Under the extant regulatory framework under FEMA, 1999 and Regulations1 thereunder, the various routes available to residents intending to hedge currency risk are as follows:

  1. Exposure based on underlying contracts

  2. Probable Exposures based on Past Performance

  3. Special Dispensation for SMEs and Individuals

Under (i), the Contracted Exposure route, clients have to submit evidence of underlying foreign currency exposure to AD Cat-I banks at the time of booking the derivative contract. For operational convenience, a maximum period of 15 days is allowed for production of such documents.

2. As announced in the Monetary Policy statement dated September 29th, 2015, after a review of the documentation related requirements for hedging of currency risk under the Contracted Route in the OTC market it is proposed to permit booking of contracts based on actual underlying exposure on self-declaration basis, i.e. without verification of underlying documentary evidence by the AD Cat-I bank, subject to the operational guidelines, terms and conditions given below.

Operational Guidelines, Terms and Conditions

  1. Residents, viz. exporters and importers, may book forex derivative contracts to hedge the currency risk arising out of trade transactions under the Contracted Exposure Route on the basis of self-declaration by the authorized signatory of existence of a valid underlying in terms of currency, amount and tenor to be provided as part of the deal confirmation process.

  2. The onus of establishing underlying exposure and its genuineness on the basis of documentary evidence shall rest with the customer entering into the derivative contract and any contravention may invite penal action by Reserve Bank of India under FEMA, 1999.

  3. AD Cat-I banks may ensure that the contracts booked under this facility are in line with the business activity and track record of the customer and if necessary may seek evidence of underlying exposure from the customer or if requisitioned by RBI as part of the supervisory process.

  4. AD Cat-I banks will continue to obtain an annual certificate from the statutory auditors of the concerned client to the effect that the contracts outstanding with all AD Cat-I banks at any time did not exceed the underlying contracted exposure.

  5. AD Cat-I banks, wherever necessary, may advise and educate their clients booking contracts regarding the need to maintain proper records in respect of the underlying exposures under the liberalized framework in view of (iii) above.

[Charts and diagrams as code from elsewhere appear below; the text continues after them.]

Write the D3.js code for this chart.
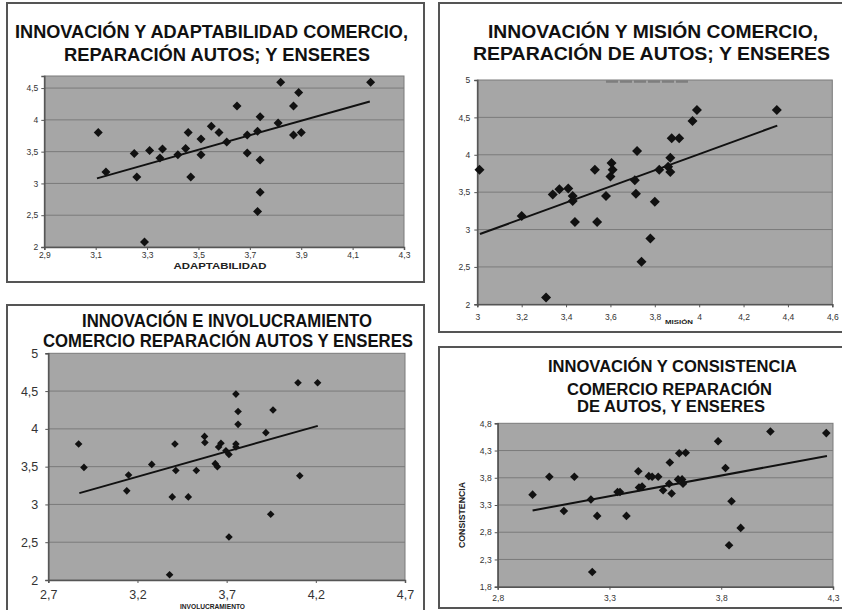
<!DOCTYPE html>
<html>
<head>
<meta charset="utf-8">
<script src="https://cdn.jsdelivr.net/npm/d3@7"></script>
<style>
  html, body { margin: 0; padding: 0; background: #ffffff; }
  svg { display: block; }
  text { font-family: "Liberation Sans", Arial, sans-serif; }
</style>
</head>
<body>
<svg id="chart" width="842" height="610"></svg>
<script>
// ---------- DATA ----------
// Panel 1: Innovación vs Adaptabilidad
const adaptX = [3.11, 3.14, 3.25, 3.26, 3.31, 3.36, 3.35, 3.29, 3.42, 3.45, 3.46, 3.47, 3.51, 3.51, 3.55, 3.58, 3.61, 3.65, 3.69, 3.69, 3.73, 3.74, 3.74, 3.74, 3.73, 3.81, 3.82, 3.87, 3.87, 3.89, 3.90, 4.17];
const adaptY = [3.80, 3.18, 3.47, 3.10, 3.52, 3.54, 3.40, 2.08, 3.45, 3.55, 3.80, 3.10, 3.70, 3.45, 3.90, 3.80, 3.65, 4.22, 3.76, 3.48, 3.82, 4.05, 3.37, 2.86, 2.56, 3.95, 4.59, 4.22, 3.76, 4.43, 3.80, 4.59];
const adaptTrend = [[3.105, 3.08], [4.167, 4.29]];
const adaptXTicks = [2.9, 3.1, 3.3, 3.5, 3.7, 3.9, 4.1, 4.3];
const adaptYTicks = [2, 2.5, 3, 3.5, 4, 4.5];

// Panel 2: Innovación vs Misión
const misionX = [3.01, 3.20, 3.31, 3.34, 3.37, 3.41, 3.43, 3.43, 3.44, 3.53, 3.54, 3.58, 3.605, 3.61, 3.60, 3.71, 3.72, 3.715, 3.74, 3.78, 3.80, 3.82, 3.86, 3.87, 3.87, 3.876, 3.91, 3.97, 3.99, 4.35];
const misionY = [3.80, 3.18, 2.09, 3.47, 3.54, 3.55, 3.45, 3.38, 3.10, 3.80, 3.10, 3.45, 3.89, 3.80, 3.71, 3.66, 4.05, 3.48, 2.57, 2.88, 3.37, 3.80, 3.84, 3.96, 3.77, 4.22, 4.22, 4.45, 4.60, 4.60];
const misionTrend = [[3.012, 2.94], [4.352, 4.39]];
const misionXTicks = [3, 3.2, 3.4, 3.6, 3.8, 4, 4.2, 4.4, 4.6];
const misionYTicks = [2, 2.5, 3, 3.5, 4, 4.5, 5];
const misionSmudge = [3.58, 3.95];   // faint leftover mark at the top of the plot

// Panel 3: Innovación vs Involucramiento
const involX = [2.87, 2.90, 3.15, 3.14, 3.28, 3.41, 3.415, 3.395, 3.38, 3.485, 3.53, 3.576, 3.578, 3.636, 3.648, 3.655, 3.668, 3.696, 3.713, 3.713, 3.752, 3.752, 3.752, 3.764, 3.764, 3.92, 3.947, 3.96, 4.10, 4.11, 4.21];
const involY = [3.80, 3.49, 3.39, 3.18, 3.53, 3.80, 3.45, 3.10, 2.07, 3.10, 3.45, 3.90, 3.82, 3.54, 3.50, 3.76, 3.81, 3.71, 3.66, 2.57, 4.46, 3.80, 3.76, 4.23, 4.06, 3.95, 2.87, 4.25, 4.61, 3.38, 4.61];
const involTrend = [[2.874, 3.15], [4.211, 4.04]];
const involXTicks = [2.7, 3.2, 3.7, 4.2, 4.7];
const involYTicks = [2, 2.5, 3, 3.5, 4, 4.5, 5];

// Panel 4: Innovación vs Consistencia
const consisX = [2.956, 3.031, 3.096, 3.143, 3.217, 3.223, 3.245, 3.336, 3.347, 3.376, 3.429, 3.432, 3.446, 3.476, 3.491, 3.518, 3.54, 3.567, 3.57, 3.578, 3.612, 3.607, 3.625, 3.629, 3.641, 3.786, 3.819, 3.846, 3.835, 3.887, 4.02, 4.27];
const consisY = [3.49, 3.82, 3.19, 3.82, 3.40, 2.07, 3.10, 3.54, 3.54, 3.10, 3.92, 3.62, 3.64, 3.83, 3.82, 3.82, 3.57, 3.69, 4.08, 3.51, 4.25, 3.77, 3.77, 3.69, 4.26, 4.47, 3.98, 3.37, 2.56, 2.88, 4.65, 4.62];
const consisTrend = [[2.956, 3.20], [4.273, 4.20]];
const consisXTicks = [2.8, 3.3, 3.8, 4.3];
const consisYTicks = [1.8, 2.3, 2.8, 3.3, 3.8, 4.3, 4.8];

// ---------- DRAWING ----------
const svg = d3.select("#chart");
const fmt = d => (Math.round(d * 10) / 10).toString().replace(".", ",");

function panel(cfg) {
  const g = svg.append("g");
  g.append("rect")
    .attr("x", cfg.frame[0]).attr("y", cfg.frame[1])
    .attr("width", cfg.frame[2] - cfg.frame[0]).attr("height", cfg.frame[3] - cfg.frame[1])
    .attr("fill", "#ffffff").attr("stroke", "#555").attr("stroke-width", 2);

  cfg.title.forEach(t => {
    g.append("text")
      .attr("x", t.x).attr("y", t.y)
      .attr("text-anchor", "middle")
      .attr("font-size", cfg.titleSize).attr("font-weight", "bold")
      .attr("fill", "#111")
      .attr("textLength", t.w).attr("lengthAdjust", "spacingAndGlyphs")
      .text(t.text);
  });

  const [x0, x1, y0, y1] = cfg.area;
  const xs = d3.scaleLinear().domain(cfg.xDomain).range([x0, x1]);
  const ys = d3.scaleLinear().domain(cfg.yDomain).range([y1, y0]);

  g.append("rect").attr("x", x0).attr("y", y0)
    .attr("width", x1 - x0).attr("height", y1 - y0)
    .attr("fill", "#a6a6a6").attr("stroke", "#7a7a7a").attr("stroke-width", 1);

  g.append("g").selectAll("line")
    .data(cfg.yTicks.filter(v => v > cfg.yDomain[0] && v < cfg.yDomain[1]))
    .join("line")
    .attr("x1", x0).attr("x2", x1)
    .attr("y1", d => ys(d)).attr("y2", d => ys(d))
    .attr("stroke", "#7b7b7b").attr("stroke-width", 1);

  if (cfg.smudge) {
    g.append("line")
      .attr("x1", xs(cfg.smudge[0])).attr("x2", xs(cfg.smudge[1]))
      .attr("y1", y0 + 1.5).attr("y2", y0 + 1.5)
      .attr("stroke", "#7e7e7e").attr("stroke-width", 2.5)
      .attr("stroke-dasharray", "12,2");
  }

  const ax = g.append("g").attr("transform", `translate(0,${y1})`)
    .call(d3.axisBottom(xs).tickValues(cfg.xTicks).tickFormat(fmt).tickSize(3).tickPadding(cfg.xPad));
  const ay = g.append("g").attr("transform", `translate(${x0},0)`)
    .call(d3.axisLeft(ys).tickValues(cfg.yTicks).tickFormat(fmt).tickSize(3).tickPadding(cfg.yPad));
  [ax, ay].forEach(a => {
    a.select(".domain").attr("stroke", "#555").attr("stroke-width", 1.5);
    a.selectAll(".tick line").attr("stroke", "#555");
    a.selectAll(".tick text").attr("fill", "#333")
      .attr("font-size", cfg.tickSize)
      .attr("font-family", "'Liberation Sans', Arial, sans-serif");
  });

  g.append("path")
    .datum(cfg.trend)
    .attr("d", d3.line().x(d => xs(d[0])).y(d => ys(d[1])))
    .attr("stroke", "#111").attr("stroke-width", 2).attr("fill", "none");

  const pts = cfg.xs.map((v, i) => [v, cfg.ys[i]]);
  const r = cfg.mr;
  g.append("g").selectAll("path")
    .data(pts).join("path")
    .attr("d", d => {
      const cx = xs(d[0]), cy = ys(d[1]);
      return `M${cx},${cy - r}L${cx + r},${cy}L${cx},${cy + r}L${cx - r},${cy}Z`;
    })
    .attr("fill", "#111");

  if (cfg.axisTitle) {
    const a = cfg.axisTitle;
    g.append("text")
      .attr("x", a.x).attr("y", a.y)
      .attr("text-anchor", "middle")
      .attr("font-size", a.size).attr("font-weight", "bold")
      .attr("fill", "#222")
      .attr("textLength", a.w).attr("lengthAdjust", "spacingAndGlyphs")
      .attr("transform", a.rotate ? `rotate(-90,${a.x},${a.y})` : null)
      .text(a.text);
  }
  return g;
}

panel({
  frame: [7, 3, 424, 282],
  title: [
    { text: "INNOVACIÓN Y ADAPTABILIDAD COMERCIO,", x: 211.5, y: 38, w: 393 },
    { text: "REPARACIÓN AUTOS; Y ENSERES", x: 217, y: 60.5, w: 306 }
  ],
  titleSize: 18,
  area: [44.3, 404, 76, 247],
  xDomain: [2.9, 4.3], yDomain: [2, 4.69],
  xTicks: adaptXTicks, yTicks: adaptYTicks,
  xPad: 2, yPad: 3, tickSize: 8.5,
  xs: adaptX, ys: adaptY, trend: adaptTrend, mr: 4.5,
  axisTitle: { text: "ADAPTABILIDAD", x: 220, y: 268.5, w: 93, size: 8.5 }
});

panel({
  frame: [439, 3, 844, 332],
  title: [
    { text: "INNOVACIÓN Y MISIÓN COMERCIO,", x: 653, y: 38, w: 330 },
    { text: "REPARACIÓN DE AUTOS; Y ENSERES", x: 651.5, y: 60, w: 357 }
  ],
  titleSize: 18,
  area: [477.3, 832.3, 80, 304.3],
  xDomain: [3, 4.6], yDomain: [2, 5],
  xTicks: misionXTicks, yTicks: misionYTicks,
  xPad: 7, yPad: 4, tickSize: 8.5,
  xs: misionX, ys: misionY, trend: misionTrend, mr: 5,
  smudge: misionSmudge,
  axisTitle: { text: "MISIÓN", x: 679, y: 324, w: 28, size: 6 }
});

panel({
  frame: [7, 305, 424, 616],
  title: [
    { text: "INNOVACIÓN E INVOLUCRAMIENTO", x: 227, y: 327, w: 290 },
    { text: "COMERCIO REPARACIÓN AUTOS Y ENSERES", x: 228, y: 346.7, w: 370 }
  ],
  titleSize: 18,
  area: [48.3, 405, 353.3, 580],
  xDomain: [2.7, 4.7], yDomain: [2, 5],
  xTicks: involXTicks, yTicks: involYTicks,
  xPad: 7, yPad: 7, tickSize: 12.5,
  xs: involX, ys: involY, trend: involTrend, mr: 3.8,
  axisTitle: { text: "INVOLUCRAMIENTO", x: 212.5, y: 609, w: 65, size: 6.5 }
});

panel({
  frame: [439, 347, 844, 608],
  title: [
    { text: "INNOVACIÓN Y CONSISTENCIA", x: 672.5, y: 371.7, w: 249 },
    { text: "COMERCIO REPARACIÓN", x: 669.5, y: 395, w: 205 },
    { text: "DE AUTOS, Y ENSERES", x: 671, y: 412, w: 188 }
  ],
  titleSize: 16,
  area: [497.7, 833, 423.3, 586.7],
  xDomain: [2.8, 4.3], yDomain: [1.8, 4.8],
  xTicks: consisXTicks, yTicks: consisYTicks,
  xPad: 5, yPad: 3, tickSize: 8.5,
  xs: consisX, ys: consisY, trend: consisTrend, mr: 4.3,
  axisTitle: { text: "CONSISTENCIA", x: 465, y: 515, w: 66, size: 9, rotate: true }
});
</script>
</body>
</html>
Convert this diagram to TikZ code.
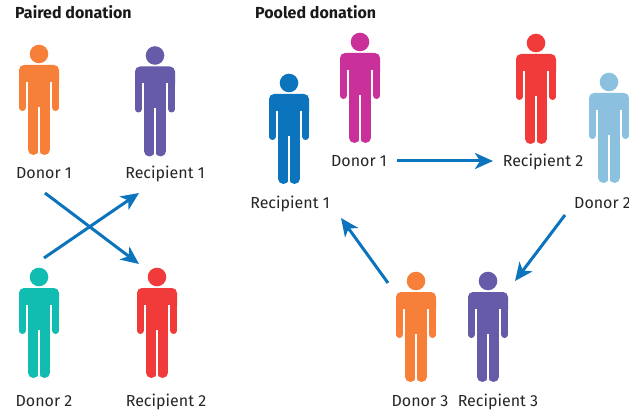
\documentclass[tikz,border=0pt]{standalone}
\usepackage{fontspec}
\setmainfont{Fira Sans}
\usetikzlibrary{arrows.meta}
\definecolor{orangeperson}{HTML}{F6803A}
\definecolor{purpleperson}{HTML}{655BA8}
\definecolor{tealperson}{HTML}{10BDB0}
\definecolor{redperson}{HTML}{F13A3A}
\definecolor{blueperson}{HTML}{0B74BC}
\definecolor{pinkperson}{HTML}{C9309A}
\definecolor{skyperson}{HTML}{8BC1DF}
\definecolor{arrowblue}{HTML}{0B74BC}
\tikzset{
	pics/person/.style={code={
		\fill[#1] (0,0) circle (9.3);
		\fill[#1, rounded corners=5] (-20,11) rectangle (20,34);
		\fill[#1] (-11,20) rectangle (11,62);
		\draw[#1, line width=6.6, line cap=round] (-16.7,20) -- (-16.7,53.7);
		\draw[#1, line width=6.6, line cap=round] (16.7,20) -- (16.7,53.7);
		\draw[#1, line width=10.6, line cap=round] (-5.6,55) -- (-5.6,95.7);
		\draw[#1, line width=10.6, line cap=round] (5.6,55) -- (5.6,95.7);
		\draw[white, line width=1.6] (-12.2,28) -- (-12.2,60);
		\draw[white, line width=1.6] (12.2,28) -- (12.2,60);
		\draw[white, line width=1.2] (0,53) -- (0,102);
	}},
	namelabel/.style={font=\fontsize{16}{18}\selectfont, text=black!85, inner sep=0pt, anchor=base},
	titlelabel/.style={font=\fontsize{16}{18}\selectfont\bfseries, text=black!90, inner sep=0pt, anchor=base west},
	flow/.style={draw=arrowblue, line width=3, -{Stealth[length=18pt, width=16pt, inset=5pt]}}
}
\begin{document}
\begin{tikzpicture}[x=1pt, y=-1pt]
	\useasboundingbox (0,0) rectangle (629,414);
	\fill[white] (0,0) rectangle (629,414);
	%
	\node (paired) [titlelabel] at (15,18.7) {Paired donation};
	\node (pooled) [titlelabel] at (255,18.7) {Pooled donation};
	%
	\pic at (39,54) {person=orangeperson};
	\pic at (155,55.5) {person=purpleperson};
	\pic at (39,277) {person=tealperson};
	\pic at (157,277) {person=redperson};
	\node (d1) [namelabel] at (44,179) {Donor 1};
	\node (r1) [namelabel] at (165,179) {Recipient 1};
	\node (d2) [namelabel] at (44,406) {Donor 2};
	\node (r2) [namelabel] at (166,406) {Recipient 2};
	%
	\pic at (360,42) {person=pinkperson};
	\pic at (536,43) {person=redperson};
	\pic at (289,83) {person=blueperson};
	\pic at (609,82) {person=skyperson};
	\pic at (416,281) {person=orangeperson};
	\pic at (488,281) {person=purpleperson};
	\node (pd1) [namelabel] at (359,167) {Donor 1};
	\node (pr2) [namelabel] at (543,167) {Recipient 2};
	\node (pr1) [namelabel] at (290,208) {Recipient 1};
	\node (pd2) [namelabel, anchor=base west] at (574,208) {Donor 2};
	\node (pd3) [namelabel] at (420,406) {Donor 3};
	\node (pr3) [namelabel] at (498,406) {Recipient 3};
	%
	\coordinate (a1) at (45,193);
	\coordinate (a2) at (139,264);
	\coordinate (b1) at (44,258);
	\coordinate (b2) at (139,193);
	\coordinate (c1) at (397,161);
	\coordinate (c2) at (493,161);
	\coordinate (e1) at (565,215);
	\coordinate (e2) at (515,281);
	\coordinate (f1) at (388,283);
	\coordinate (f2) at (341,218);
	\draw[flow] (a1) -- (a2);
	\draw[flow] (b1) -- (b2);
	\draw[flow] (c1) -- (c2);
	\draw[flow] (e1) -- (e2);
	\draw[flow] (f1) -- (f2);
\end{tikzpicture}
\end{document}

  6. Residents may continue to hedge their currency risks based on past performance as per the extant regulatory framework.

  7. All other operational guidelines, terms and conditions as laid down in Master Circular on Risk Management and Inter-bank Dealings dated July 1, 2015, as amended from time to time, will continue to apply to derivative contracts booked under Contracted Route for trade exposures.

  8. This dispensation will be reviewed after a period of one year.


1Foreign Exchange Management (Foreign Exchange Derivative Contracts) Regulations, 2000 (Notification No.FEMA 25/2000-RB dated 3rd May 2000 and Master Circular on Risk Management and Inter-bank Dealings dated July 1, 2015 as amended from time to time.